The one who challenged you.
Others will fade.
But all contribute.
Over time, something takes shape - not suddenly, but steadily.
A way of thinking.
A way of speaking.
A way of being with clients, with animals, and with oneself.
A Different Kind of Expertise
In the early years, expertise is often imagined as certainty.
Knowing the answer.
Acting without hesitation.
But with time, that image changes.
True expertise begins to look like:
Comfort with uncertainty.
Clarity in communication.
Thoughtfulness in decision-making.
An awareness of limits.
It is less about having all the answers.
More about knowing how to approach the questions.
The Role of Perspective
Perspective is perhaps the most valuable, and least teachable, element of the profession.
It comes from:
Seeing patterns over time.
Recognizing what matters most in a given moment.
Understanding that not every problem has a perfect solution.
It allows the veterinarian to:
Balance ideals with reality.
Offer guidance without rigidity.
Remain engaged without becoming overwhelmed.
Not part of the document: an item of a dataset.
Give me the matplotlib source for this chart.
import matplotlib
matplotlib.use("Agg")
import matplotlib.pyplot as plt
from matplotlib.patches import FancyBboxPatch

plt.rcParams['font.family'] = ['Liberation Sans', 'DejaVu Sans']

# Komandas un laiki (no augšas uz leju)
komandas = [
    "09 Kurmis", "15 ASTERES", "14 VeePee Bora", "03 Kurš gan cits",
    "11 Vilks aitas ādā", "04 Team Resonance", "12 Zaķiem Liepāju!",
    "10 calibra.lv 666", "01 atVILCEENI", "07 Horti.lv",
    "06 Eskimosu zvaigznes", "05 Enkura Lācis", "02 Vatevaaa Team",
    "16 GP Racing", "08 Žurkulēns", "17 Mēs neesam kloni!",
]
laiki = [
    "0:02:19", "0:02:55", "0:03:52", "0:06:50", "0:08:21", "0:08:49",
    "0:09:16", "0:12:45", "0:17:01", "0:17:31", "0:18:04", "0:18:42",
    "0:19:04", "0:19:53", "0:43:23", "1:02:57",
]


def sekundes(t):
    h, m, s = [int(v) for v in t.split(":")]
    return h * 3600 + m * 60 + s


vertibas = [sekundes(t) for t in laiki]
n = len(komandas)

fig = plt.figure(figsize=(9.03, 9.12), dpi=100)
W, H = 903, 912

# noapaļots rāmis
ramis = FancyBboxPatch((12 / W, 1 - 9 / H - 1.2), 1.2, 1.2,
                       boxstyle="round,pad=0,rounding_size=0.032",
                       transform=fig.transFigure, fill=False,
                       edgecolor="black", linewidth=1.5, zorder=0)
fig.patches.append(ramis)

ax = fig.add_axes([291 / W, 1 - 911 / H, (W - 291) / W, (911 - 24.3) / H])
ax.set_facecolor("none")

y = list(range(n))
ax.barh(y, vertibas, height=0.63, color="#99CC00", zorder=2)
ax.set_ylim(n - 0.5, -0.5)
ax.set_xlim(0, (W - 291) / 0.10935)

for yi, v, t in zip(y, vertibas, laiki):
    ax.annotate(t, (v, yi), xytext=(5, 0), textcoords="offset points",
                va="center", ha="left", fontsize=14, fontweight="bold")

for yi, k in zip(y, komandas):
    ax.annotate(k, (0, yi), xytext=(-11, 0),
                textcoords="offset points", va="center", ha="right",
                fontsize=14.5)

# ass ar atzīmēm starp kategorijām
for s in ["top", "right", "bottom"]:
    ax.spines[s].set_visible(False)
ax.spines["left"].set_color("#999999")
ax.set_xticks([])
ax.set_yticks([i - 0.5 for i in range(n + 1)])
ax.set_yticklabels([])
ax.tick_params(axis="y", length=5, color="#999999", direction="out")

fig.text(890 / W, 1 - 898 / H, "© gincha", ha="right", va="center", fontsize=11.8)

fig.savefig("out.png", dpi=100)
And importantly, it brings a quiet steadiness to the work.
For Those Beginning
To the new graduate, standing at the edge of practice, there may still be a question:
Am I ready?
The answer, as we have seen, is layered.
You are ready:
To begin.
To think.
To care.
To learn.
You are not expected:
To know everything.
To decide perfectly.
To carry every outcome without question.
The profession does not require perfection.
It asks for engagement.
For Those Further Along
For those who have traveled further, there is another question:
What now?
The answer may lie not in doing more, but in sharing more.
Sharing experience.
Sharing uncertainty.
Sharing the reasoning behind decisions.
Because what once felt instinctive was, at one time, learned.
And in offering that learning to others, the profession continues.
What Endures?
Amid all the change in education, in practice models, and in societal expectations, certain things remain constant:
The presence of an animal in need.
The concern of the person who brings it.
The moment of decision that follows.
These are the fixed points.
Everything else evolves around them.
A Final Return
Let us return, one last time, to the question that has quietly threaded its way through this series:
“What would you do if this were your animal?”
It is a question that cannot be answered by knowledge alone.
It draws upon:
Experience.
Judgment.
Communication.
Compassion.
And, over time, something deeper:
A sense of what it means to be a veterinarian.
Closing
There is no clear line between being unprepared and being experienced.
Only a gradual movement:
From learning to practicing to becoming.
And perhaps that is the most honest conclusion of all.
Veterinary school does not produce finished veterinarians.
The profession does.
Patient by patient. Client by client. Year by year.